◆ REQUEST ◆
From the first line of the data below through the line bearing "from matplotlib.lines import Line2D", reproduce each line exactly; do not include pictures.
start PROVIDED MATERIAL
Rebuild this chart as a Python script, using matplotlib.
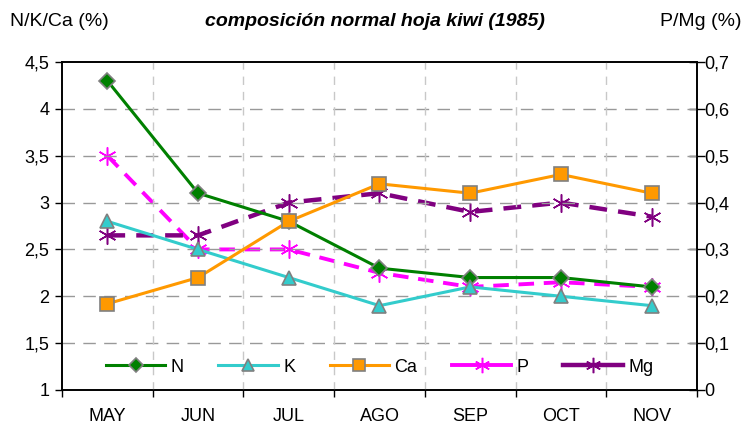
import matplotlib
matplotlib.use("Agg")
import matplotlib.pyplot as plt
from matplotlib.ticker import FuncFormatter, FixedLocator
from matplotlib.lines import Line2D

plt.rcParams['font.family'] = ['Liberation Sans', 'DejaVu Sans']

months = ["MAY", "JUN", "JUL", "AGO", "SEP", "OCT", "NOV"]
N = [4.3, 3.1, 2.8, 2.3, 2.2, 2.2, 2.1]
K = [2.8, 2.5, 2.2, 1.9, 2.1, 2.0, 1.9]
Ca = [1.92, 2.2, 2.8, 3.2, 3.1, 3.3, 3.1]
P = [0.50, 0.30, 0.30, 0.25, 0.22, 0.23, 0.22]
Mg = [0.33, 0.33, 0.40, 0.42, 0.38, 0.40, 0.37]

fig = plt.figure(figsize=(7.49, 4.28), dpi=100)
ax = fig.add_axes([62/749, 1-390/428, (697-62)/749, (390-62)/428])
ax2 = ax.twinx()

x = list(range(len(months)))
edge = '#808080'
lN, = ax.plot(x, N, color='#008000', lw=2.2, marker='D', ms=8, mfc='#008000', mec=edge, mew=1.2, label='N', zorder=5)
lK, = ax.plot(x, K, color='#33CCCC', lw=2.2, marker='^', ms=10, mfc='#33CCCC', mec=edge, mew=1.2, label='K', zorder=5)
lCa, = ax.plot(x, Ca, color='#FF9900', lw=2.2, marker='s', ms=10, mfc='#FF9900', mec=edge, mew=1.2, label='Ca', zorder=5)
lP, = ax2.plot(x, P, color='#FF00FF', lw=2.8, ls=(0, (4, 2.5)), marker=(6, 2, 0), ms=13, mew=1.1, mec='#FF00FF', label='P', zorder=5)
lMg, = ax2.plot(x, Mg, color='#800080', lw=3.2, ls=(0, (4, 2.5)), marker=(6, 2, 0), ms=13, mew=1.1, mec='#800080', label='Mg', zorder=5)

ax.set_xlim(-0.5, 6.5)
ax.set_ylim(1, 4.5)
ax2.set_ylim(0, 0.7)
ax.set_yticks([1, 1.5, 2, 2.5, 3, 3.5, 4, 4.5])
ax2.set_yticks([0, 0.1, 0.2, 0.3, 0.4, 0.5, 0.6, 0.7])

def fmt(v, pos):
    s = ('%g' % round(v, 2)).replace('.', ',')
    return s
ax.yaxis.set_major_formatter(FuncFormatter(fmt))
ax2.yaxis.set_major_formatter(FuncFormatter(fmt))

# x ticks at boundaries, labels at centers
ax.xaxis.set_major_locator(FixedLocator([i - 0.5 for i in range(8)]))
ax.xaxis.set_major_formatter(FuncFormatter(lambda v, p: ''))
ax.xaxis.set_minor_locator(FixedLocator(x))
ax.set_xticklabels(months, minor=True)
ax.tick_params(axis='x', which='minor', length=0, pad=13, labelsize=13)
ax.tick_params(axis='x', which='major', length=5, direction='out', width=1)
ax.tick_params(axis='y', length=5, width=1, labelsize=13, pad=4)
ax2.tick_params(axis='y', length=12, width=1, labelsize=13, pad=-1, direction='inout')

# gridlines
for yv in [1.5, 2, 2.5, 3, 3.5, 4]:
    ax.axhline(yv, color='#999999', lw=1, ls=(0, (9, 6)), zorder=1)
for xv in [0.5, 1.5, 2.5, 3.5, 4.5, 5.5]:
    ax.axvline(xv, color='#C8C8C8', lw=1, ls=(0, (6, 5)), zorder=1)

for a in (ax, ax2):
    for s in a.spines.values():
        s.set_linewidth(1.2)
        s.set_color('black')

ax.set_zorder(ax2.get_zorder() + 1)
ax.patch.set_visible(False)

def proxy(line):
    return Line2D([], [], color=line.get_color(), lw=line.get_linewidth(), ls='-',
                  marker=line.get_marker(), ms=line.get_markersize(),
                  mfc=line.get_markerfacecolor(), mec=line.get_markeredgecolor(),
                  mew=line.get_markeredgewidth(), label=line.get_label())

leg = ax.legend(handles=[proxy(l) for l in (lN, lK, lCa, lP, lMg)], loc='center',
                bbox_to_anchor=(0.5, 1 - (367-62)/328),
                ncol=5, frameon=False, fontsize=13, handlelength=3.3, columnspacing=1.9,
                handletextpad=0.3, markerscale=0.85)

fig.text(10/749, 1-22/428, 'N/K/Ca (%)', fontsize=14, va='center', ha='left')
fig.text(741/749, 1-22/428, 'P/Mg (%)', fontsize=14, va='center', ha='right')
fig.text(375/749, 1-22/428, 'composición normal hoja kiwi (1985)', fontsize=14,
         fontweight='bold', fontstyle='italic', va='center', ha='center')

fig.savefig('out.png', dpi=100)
end PROVIDED MATERIAL
◆ SOLUTION FOR THIS TASK ◆
Rebuild this chart as a Python script, using matplotlib.
import matplotlib
matplotlib.use("Agg")
import matplotlib.pyplot as plt
from matplotlib.ticker import FuncFormatter, FixedLocator
from matplotlib.lines import Line2D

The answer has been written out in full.